▶ [Exercise instructions] Only the lines from the top of the listing below to the line that has "fig = go.Figure()" should be echoed, with both ends kept and pictures left out.

---

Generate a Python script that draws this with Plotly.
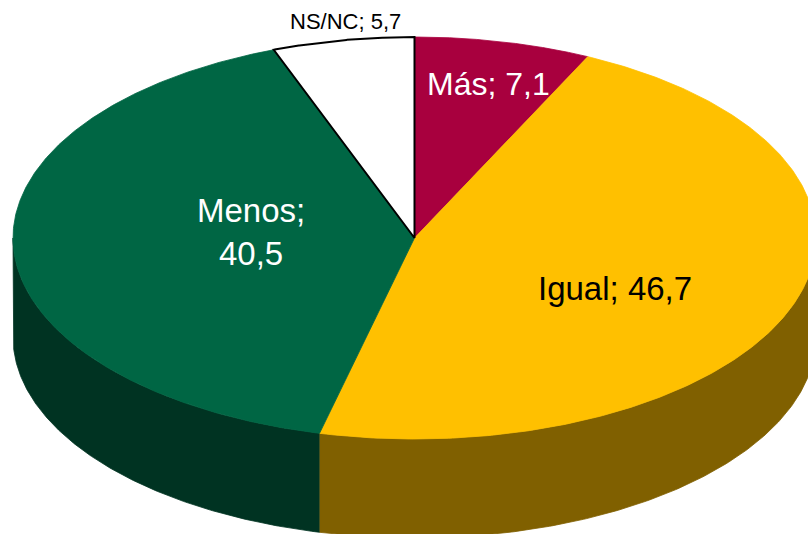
import numpy as np
import plotly.graph_objects as go

# ---- data ----
categories = ["Más", "Igual", "Menos", "NS/NC"]
values = [7.1, 46.7, 40.5, 5.7]

# ---- styles ----
top_colors = ["#A8003E", "#FFC000", "#006644", "#FFFFFF"]
side_colors = ["#54001F", "#806000", "#003322", "#808080"]
label_colors = ["white", "black", "white", "black"]
label_sizes = [32, 33, 33, 22]
label_seps = ["; ", "; ", ";<br>", "; "]
label_pos = [(488, 84), (615, 288), (251, 232), (345, 21)]
outline = [None, None, None, "black"]

W, H = 808, 534
CX, CY, A, B, DEPTH = 414.5, 238.0, 401.5, 201.0, 99.0


def ell(theta_deg, dy=0.0):
    t = np.radians(theta_deg)
    return CX + A * np.sin(t), CY - B * np.cos(t) + dy


total = sum(values)
bounds = np.concatenate([[0], np.cumsum(values)]) / total * 360.0

fig = go.Figure()

# sides (only the front half, 90..270 degrees, is visible)
for i, cat in enumerate(categories):
    t1, t2 = max(bounds[i], 90.0), min(bounds[i + 1], 270.0)
    if t2 <= t1:
        continue
    th = np.linspace(t1, t2, 200)
    xt, yt = ell(th)
    xb, yb = ell(th[::-1], DEPTH)
    fig.add_trace(go.Scatter(
        x=np.concatenate([xt, xb]), y=np.concatenate([yt, yb]),
        mode="lines", fill="toself", fillcolor=side_colors[i],
        line=dict(color=side_colors[i], width=0.8),
        hoverinfo="skip", showlegend=False))

# top faces
for i, cat in enumerate(categories):
    th = np.linspace(bounds[i], bounds[i + 1], 300)
    xa, ya = ell(th)
    xs = np.concatenate([[CX], xa, [CX]])
    ys = np.concatenate([[CY], ya, [CY]])
    lc = outline[i] if outline[i] else top_colors[i]
    lw = 2 if outline[i] else 0.8
    fig.add_trace(go.Scatter(
        x=xs, y=ys, mode="lines", fill="toself", fillcolor=top_colors[i],
        line=dict(color=lc, width=lw),
        hoverinfo="skip", showlegend=False))

for i, cat in enumerate(categories):
    txt = cat + label_seps[i] + f"{values[i]:.1f}".replace(".", ",")
    fig.add_annotation(
        x=label_pos[i][0], y=label_pos[i][1], xref="x", yref="y",
        text=txt, showarrow=False, xanchor="center", yanchor="middle",
        font=dict(family="Liberation Sans, Arial, sans-serif",
                  size=label_sizes[i], color=label_colors[i]))

fig.update_layout(
    width=W, height=H, margin=dict(l=0, r=0, t=0, b=0),
    paper_bgcolor="white", plot_bgcolor="white",
    xaxis=dict(range=[0, W], visible=False, fixedrange=True),
    yaxis=dict(range=[H, 0], visible=False, fixedrange=True),
    showlegend=False,
)

fig.write_html(
    "out.html",
    config={"displayModeBar": False, "staticPlot": True},
    post_script="document.body.style.margin='0';document.body.style.overflow='hidden';",
)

---

▶ [The answer]
Generate a Python script that draws this with Plotly.
import numpy as np
import plotly.graph_objects as go

# ---- data ----
categories = ["Más", "Igual", "Menos", "NS/NC"]
values = [7.1, 46.7, 40.5, 5.7]

# ---- styles ----
top_colors = ["#A8003E", "#FFC000", "#006644", "#FFFFFF"]
side_colors = ["#54001F", "#806000", "#003322", "#808080"]
label_colors = ["white", "black", "white", "black"]
label_sizes = [32, 33, 33, 22]
label_seps = ["; ", "; ", ";<br>", "; "]
label_pos = [(488, 84), (615, 288), (251, 232), (345, 21)]
outline = [None, None, None, "black"]

W, H = 808, 534
CX, CY, A, B, DEPTH = 414.5, 238.0, 401.5, 201.0, 99.0


def ell(theta_deg, dy=0.0):
    t = np.radians(theta_deg)
    return CX + A * np.sin(t), CY - B * np.cos(t) + dy


total = sum(values)
bounds = np.concatenate([[0], np.cumsum(values)]) / total * 360.0

fig = go.Figure()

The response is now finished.